DA leader Mmusi Maimane is sounding more like a firebrand these days, rather than the 'Soweto Obama' he was purported to be, the writer says.
Image: ALON SKUY

Old songs sound best

Don't you guys miss the good old days of Msholozi, mara?

Vera certainly does. No, not because of his trademark giggles, his fondness for singing his way out of trouble or his penchant for midnight cabinet reshuffles which were allegedly inspired by curry dinner dates with a family that used to reside at an alleged shebeen in Saxonwold.

No, Vera misses him because things were really simple during his time. One could easily tell the bad guys from the not-so-bad ones.

Under this New Dawn of McBuffalo, everyone seems to have a smallanyana skeleton or two.

Feet of clay

Take the DA, the party that has positioned itself as the Mamelodi Sundowns of fighting corruption in this country. They were the anti-corruption crusaders even ANC cadres ran to at night if they wanted to expose one scandal or another involving powerful ANC chiefs. But these days it looks like DA members may soon be running to the Zondo commission to do an Agrizzi on each other.

Who would have thought that someday a DA mayor, in this case Johannesburg's Herman Mashaba, would accuse former leader Tony Leon of pressuring the DA-led city to give him business?

Kubi kula DA.

Firebrand preacher

In fact, things are so bad over there that that polite lay preacher-turned-politician, Mmusi Maimane, is increasingly sounding like an angry ANC Youth League member (well if you ignore the accent) every time he opens his mouth to speak.

In an interview with PowerFM yesterday, the man once known as the Obama of Soweto was spitting fire, almost turning into a modern-day Malcolm X. He accused white members of the party who want him out for doing badly at the last elections of having "some sort of domestic worker relationship where they can tell me when to come and go".

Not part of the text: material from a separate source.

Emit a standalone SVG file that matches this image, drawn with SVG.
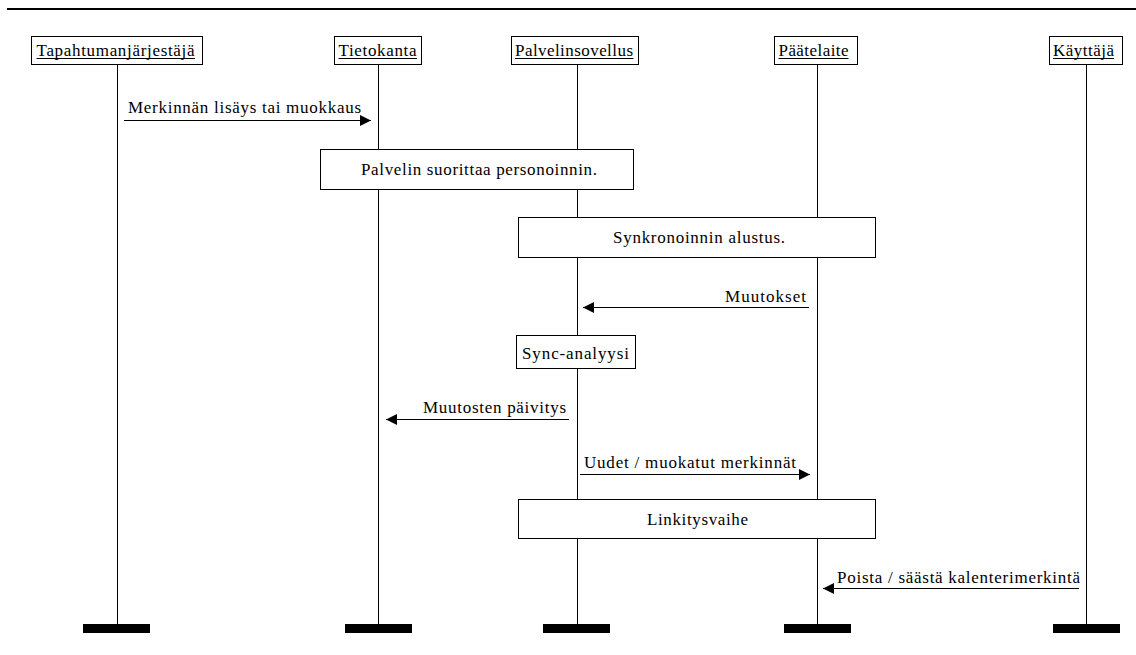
<svg xmlns="http://www.w3.org/2000/svg" width="1136" height="655" viewBox="0 0 1136 655">
  <style>
    .t { font-family: "Liberation Serif", "Times New Roman", serif; font-size: 17px; fill: #000; }
    .ul { stroke: #000; stroke-width: 1; }
    .box { fill: #fff; stroke: #000; stroke-width: 1; }
    .life { stroke: #000; stroke-width: 1; fill: none; }
    .bar { fill: #000; }
    .msg { stroke: #000; stroke-width: 1; fill: none; marker-end: url(#ah); }
  </style>
  <defs>
    <marker id="ah" markerUnits="userSpaceOnUse" markerWidth="11" markerHeight="11" refX="11" refY="5.5" orient="auto">
      <path d="M0,0 L11,5.5 L0,11 Z" fill="#000"/>
    </marker>
  </defs>
  <rect width="1136" height="655" fill="#fff"/>
  <rect x="7" y="8" width="1129" height="2" fill="#000"/>

  <g id="lifelines">
    <line class="life" x1="117.5" y1="64" x2="117.5" y2="624"/>
    <line class="life" x1="378.5" y1="64" x2="378.5" y2="624"/>
    <line class="life" x1="577.5" y1="64" x2="577.5" y2="624"/>
    <line class="life" x1="817.5" y1="64" x2="817.5" y2="624"/>
    <line class="life" x1="1086.5" y1="64" x2="1086.5" y2="624"/>
  </g>

  <g id="actor-tapahtumanjarjestaja">
    <rect class="box" x="31.5" y="36.5" width="171" height="28"/>
    <text class="t" x="36.5" y="56" textLength="158">Tapahtumanjärjestäjä</text>
    <line class="ul" x1="36.5" y1="58.5" x2="195" y2="58.5"/>
    <rect class="bar" x="83" y="624" width="67" height="9"/>
  </g>
  <g id="actor-tietokanta">
    <rect class="box" x="334.5" y="36.5" width="87" height="28"/>
    <text class="t" x="338.5" y="56" textLength="78">Tietokanta</text>
    <line class="ul" x1="338.5" y1="58.5" x2="417" y2="58.5"/>
    <rect class="bar" x="345" y="624" width="67" height="9"/>
  </g>
  <g id="actor-palvelinsovellus">
    <rect class="box" x="511.5" y="36.5" width="127" height="28"/>
    <text class="t" x="515" y="56" textLength="118">Palvelinsovellus</text>
    <line class="ul" x1="515" y1="58.5" x2="633.5" y2="58.5"/>
    <rect class="bar" x="543" y="624" width="67" height="9"/>
  </g>
  <g id="actor-paatelaite">
    <rect class="box" x="774.5" y="36.5" width="83" height="28"/>
    <text class="t" x="778.5" y="56" textLength="70">Päätelaite</text>
    <line class="ul" x1="778.5" y1="58.5" x2="848.5" y2="58.5"/>
    <rect class="bar" x="784" y="624" width="67" height="9"/>
  </g>
  <g id="actor-kayttaja">
    <rect class="box" x="1049.5" y="36.5" width="73" height="28"/>
    <text class="t" x="1053" y="56" textLength="61">Käyttäjä</text>
    <line class="ul" x1="1053" y1="58.5" x2="1114" y2="58.5"/>
    <rect class="bar" x="1053" y="624" width="67" height="9"/>
  </g>

  <g id="step-personointi">
    <rect class="box" x="320.5" y="149.5" width="313" height="40"/>
    <text class="t" x="361" y="175" textLength="236">Palvelin suorittaa personoinnin.</text>
  </g>
  <g id="step-synkronointi">
    <rect class="box" x="518.5" y="217.5" width="357" height="40"/>
    <text class="t" x="613" y="243" textLength="172">Synkronoinnin alustus.</text>
  </g>
  <g id="step-sync-analyysi">
    <rect class="box" x="516.5" y="335.5" width="119" height="33"/>
    <text class="t" x="522" y="359" textLength="107">Sync-analyysi</text>
  </g>
  <g id="step-linkitys">
    <rect class="box" x="518.5" y="499.5" width="357" height="39"/>
    <text class="t" x="647" y="525" textLength="101">Linkitysvaihe</text>
  </g>

  <g id="connectors">
    <line class="msg" x1="124" y1="120.5" x2="371" y2="120.5"/>
    <text class="t" x="128" y="113" textLength="233">Merkinnän lisäys tai muokkaus</text>

    <line class="msg" x1="809" y1="307.5" x2="583" y2="307.5"/>
    <text class="t" x="725" y="302" textLength="81">Muutokset</text>

    <line class="msg" x1="569" y1="419.5" x2="386" y2="419.5"/>
    <text class="t" x="423" y="413" textLength="143">Muutosten päivitys</text>

    <line class="msg" x1="580" y1="474.5" x2="810" y2="474.5"/>
    <text class="t" x="584" y="468" textLength="212">Uudet / muokatut merkinnät</text>

    <line class="msg" x1="1079" y1="588.5" x2="823" y2="588.5"/>
    <text class="t" x="837" y="583" textLength="243">Poista / säästä kalenterimerkintä</text>
  </g>
</svg>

Sauce for goose, sauce for gander

He wasn't done. He further accused the Institute of Race Relations (IRR) - which some of Vera's friends at her local hair salon mistakenly call the Institute of Racism - of having a "patronising, supremacist approach that is dangerous".

Preach moruti, preach! Vera heard herself shouting as the DA leader spoke. But then she remembered that it was the same Maimane who was chastising Patricia de Lille for "playing the race card" when she was fighting a powerful cabal within the party that wanted her out.

The shoe is now on the other foot, moruti wa DA.

Dodging the bullet

Speaking of De Lille. Remember the time when the DA said she had contravened its constitution and "fired herself" when she said in a 702 Radio interview that she was ready to dump the party?

Well this week Mashaba nearly got himself in trouble when asked if he would leave the party if the IRR and former leader Helen Zille succeeded in their "takeover" bid.

Mr Black Like Me stopped just short of saying he will leave the party. Vera isn't sure if that was because the Pretoria-raised madala is street-smart or if it was the thought of having to wear red overalls and makarapa every day when he goes to work that stopped him from saying he'd jump to his beloved EFF.

Road to perdition

Vera has it on good authority that one Mzwandile Masina has ambitions to be president. She just hopes that by the time he does so, the ANC would have taken him on an economics refresher class to remind him why closing down one's ports is the shortest route to radical economic ruins.